Cookpot dishes 鍋料理



Japanese culture, which can be called “a culture of harmony,”

places importance on harmony among friends.



One cultural form for confirming harmony involves friends getting together

to drink sake and eat, and naberyori is appropriate for such gatherings.



Soup stock and ingredients are put in a pot and heated;

four or five persons sit around it,

put soup and ingredients from the pot into their own bowls and eat.



This enhances the bond of friendship and stimulates the discussion.




There are all sorts of ingredients and soup stocks, as many flavors and ways of preparing,

in fact, as there are households.


Typical ingredients include fish, shellfish, a variety of vegetables and meats,

and soup stocks are seasoned by soy bean paste or soy sauce.





 Sukiyaki すき焼き


This is a typical contemporary Japanese dish featuring beef.

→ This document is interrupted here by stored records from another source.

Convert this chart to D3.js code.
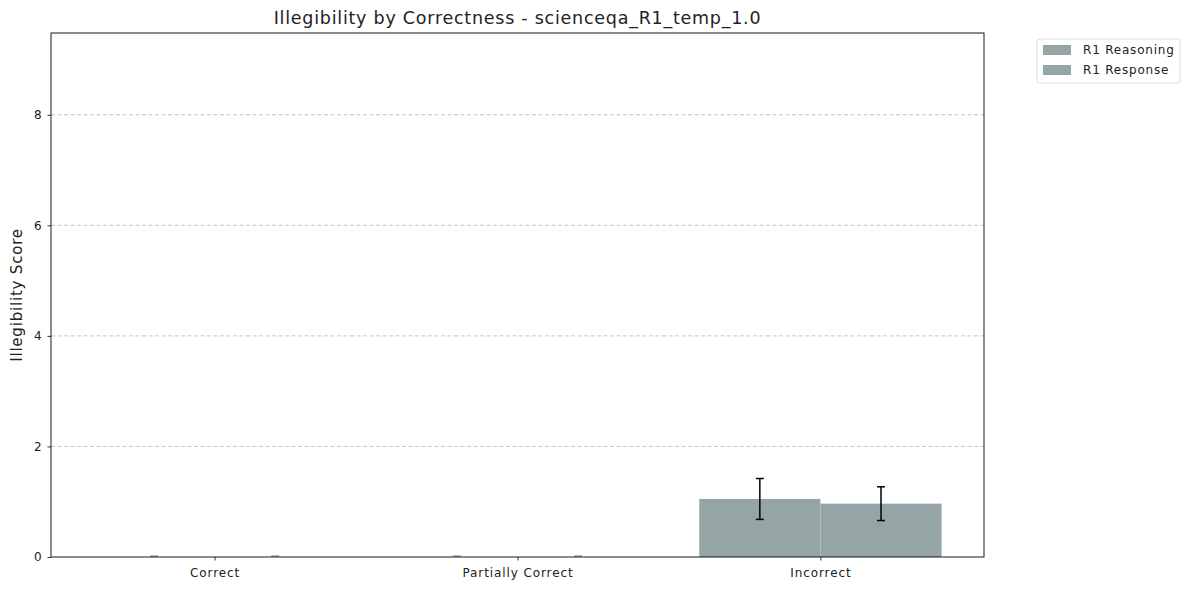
<!DOCTYPE html>
<html>
<head>
<meta charset="utf-8">
<script src="https://cdn.jsdelivr.net/npm/d3@7"></script>
<style>
  body { margin: 0; background: #fff; }
  svg { font-family: "DejaVu Sans", sans-serif; }
</style>
</head>
<body>
<svg id="chart" width="1190" height="590"></svg>
<script>
var categories = ["Correct", "Partially Correct", "Incorrect"];
var seriesNames = ["R1 Reasoning", "R1 Response"];
var reasoningVals = [0, 0, 1.05];
var reasoningErr = [0, 0, 0.37];
var responseVals = [0, 0, 0.965];
var responseErr = [0, 0, 0.305];
var yTickValues = [0, 2, 4, 6, 8];

var barColor = "#95a5a6";
var margin = {top: 33, right: 206, bottom: 33, left: 51}
    , W = 1190, H = 590
    , width = W - margin.left - margin.right
    , height = H - margin.top - margin.bottom;

var svg = d3.select("#chart");
var g = svg.append("g").attr("transform", "translate(" + margin.left + "," + margin.top + ")");

var x = d3.scaleLinear().domain([-0.54, 2.54]).range([0, width]);
var y = d3.scaleLinear().domain([0, 9.48]).range([height, 0]);
var barW = 0.4;

// grid
g.append("g")
    .selectAll("line")
    .data(yTickValues.filter(v => v > 0))
    .enter().append("line")
    .attr("x1", 0).attr("x2", width)
    .attr("y1", d => y(d)).attr("y2", d => y(d))
    .attr("stroke", "#b8b8b8")
    .attr("stroke-width", 0.8)
    .attr("stroke-dasharray", "4,2.5");

var series = [
    {name: seriesNames[0], vals: reasoningVals, err: reasoningErr, off: -0.2},
    {name: seriesNames[1], vals: responseVals, err: responseErr, off: 0.2}
];

series.forEach(function(s) {
    var sg = g.append("g");
    sg.selectAll("rect")
        .data(s.vals)
        .enter().append("rect")
        .attr("x", (d, i) => x(i + s.off - barW / 2))
        .attr("width", x(barW) - x(0))
        .attr("y", d => y(d))
        .attr("height", d => y(0) - y(d))
        .attr("fill", barColor);

    var eg = sg.selectAll("g.err")
        .data(s.vals.map((v, i) => ({v: v, e: s.err[i], i: i})))
        .enter().append("g")
        .attr("class", "err")
        .attr("stroke", "#000")
        .attr("opacity", d => d.e > 0 ? 1 : 0.35)
        .attr("stroke-width", 1.5);
    eg.append("line")
        .attr("x1", d => x(d.i + s.off)).attr("x2", d => x(d.i + s.off))
        .attr("y1", d => y(d.v - d.e)).attr("y2", d => y(d.v + d.e));
    eg.append("line")
        .attr("x1", d => x(d.i + s.off) - 4).attr("x2", d => x(d.i + s.off) + 4)
        .attr("y1", d => y(d.v + d.e) - (d.e > 0 ? 0 : 1)).attr("y2", d => y(d.v + d.e) - (d.e > 0 ? 0 : 1));
    eg.filter(d => d.e > 0).append("line")
        .attr("x1", d => x(d.i + s.off) - 4).attr("x2", d => x(d.i + s.off) + 4)
        .attr("y1", d => y(d.v - d.e)).attr("y2", d => y(d.v - d.e));
});

// axes
var xAxis = d3.axisBottom(x)
    .tickValues(categories.map((c, i) => i))
    .tickFormat(i => categories[i])
    .tickSizeInner(3.5).tickSizeOuter(0).tickPadding(4);
var yAxis = d3.axisLeft(y)
    .tickValues(yTickValues)
    .tickFormat(d3.format("d"))
    .tickSizeInner(3.5).tickSizeOuter(0).tickPadding(5);

var xg = g.append("g").attr("transform", "translate(0," + height + ")").call(xAxis);
var yg = g.append("g").call(yAxis);
[xg, yg].forEach(function(a) {
    a.select(".domain").remove();
    a.selectAll("text").attr("font-size", 12).attr("fill", "#222")
        .attr("letter-spacing", 0.9)
        .attr("font-family", "DejaVu Sans, sans-serif");
    a.selectAll("line").attr("stroke", "#000").attr("stroke-width", 0.8);
});
xg.selectAll("text").attr("dy", "1.0em");

g.append("rect")
    .attr("width", width).attr("height", height)
    .attr("fill", "none").attr("stroke", "#000").attr("stroke-width", 0.9);

// title + labels
svg.append("text")
    .attr("x", margin.left + width / 2).attr("y", 24)
    .attr("text-anchor", "middle")
    .attr("font-size", 17.5).attr("letter-spacing", 0.75).attr("fill", "#222")
    .text("Illegibility by Correctness - scienceqa_R1_temp_1.0");

svg.append("text")
    .attr("transform", "translate(22," + (margin.top + height / 2) + ") rotate(-90)")
    .attr("text-anchor", "middle")
    .attr("font-size", 15).attr("letter-spacing", 0.8).attr("fill", "#222")
    .text("Illegibility Score");

// legend
var lg = svg.append("g").attr("transform", "translate(1037,39)");
lg.append("rect")
    .attr("width", 143).attr("height", 44).attr("rx", 2.5)
    .attr("fill", "#fff").attr("stroke", "#d0d0d0").attr("stroke-width", 0.8);
seriesNames.forEach(function(n, i) {
    lg.append("rect")
        .attr("x", 6).attr("y", 6 + i * 20)
        .attr("width", 28).attr("height", 10)
        .attr("fill", barColor);
    lg.append("text")
        .attr("x", 46).attr("y", 11 + i * 20)
        .attr("dy", "0.35em")
        .attr("font-size", 12).attr("letter-spacing", 0.8).attr("fill", "#222")
        .text(n);
});
</script>
</body>
</html>
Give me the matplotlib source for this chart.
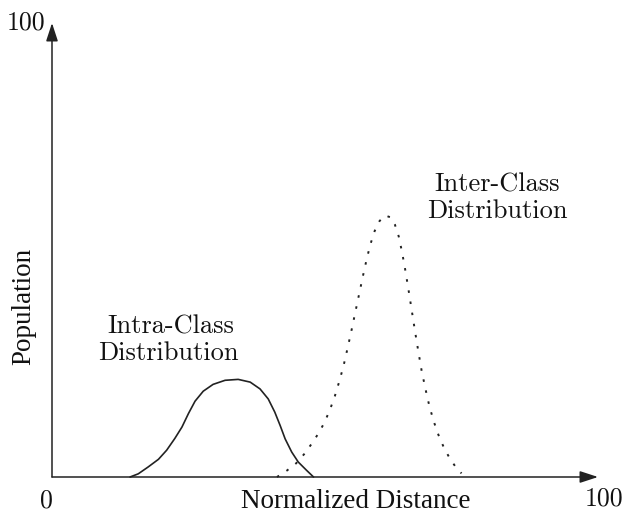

There was the Japanese cultural belief,

following Buddhist teaching, that eating meat was traditionally considered repugnant.



However, in the Meiji Period(1868-1912),

when Western cooking came into Japan

and eating meat ceased to be a taboo, Sukiyaki became popular.


Beef, vegetables and tofu are put into an iron pot,

seasoned with soy sauce and sugar, heated,

then dipped in a raw, beaten egg and eaten.






 Shabushabu しゃぶしゃぶ


The name well expresses the distinctive aspect of this dish.



The Japanese hear the sound of lightly swishing the very thinly sliced beef in boiling water,

then taking it out, as “shabushabu.



” Very high-grade beef is sliced no thicker than one to two millimeters and laid out on a plate.



To eat, one slice is put into the boiling water for three to four seconds until the color of the meat changes.




This is then dipped into a sauce based on soy sauce or pounded sesame dressing and eaten.





Japanese hotch-potch おでん


This is one kind of cookpot dishes,

It is a typical wintertime dish in which various kinds of minced fish are processed

and put in the pot,

and Japanese radishes, kelp, eggs

and the like are added and cooked.




It is often prepared in the home,

but in cities people are fond of Oden at street stalls.


In winter, white-collar workers drinking warmed Sake

while eating Oden at street stalls are conspicuous.


In recent years,

Oden can be bought, warmed up, even at convenience stores.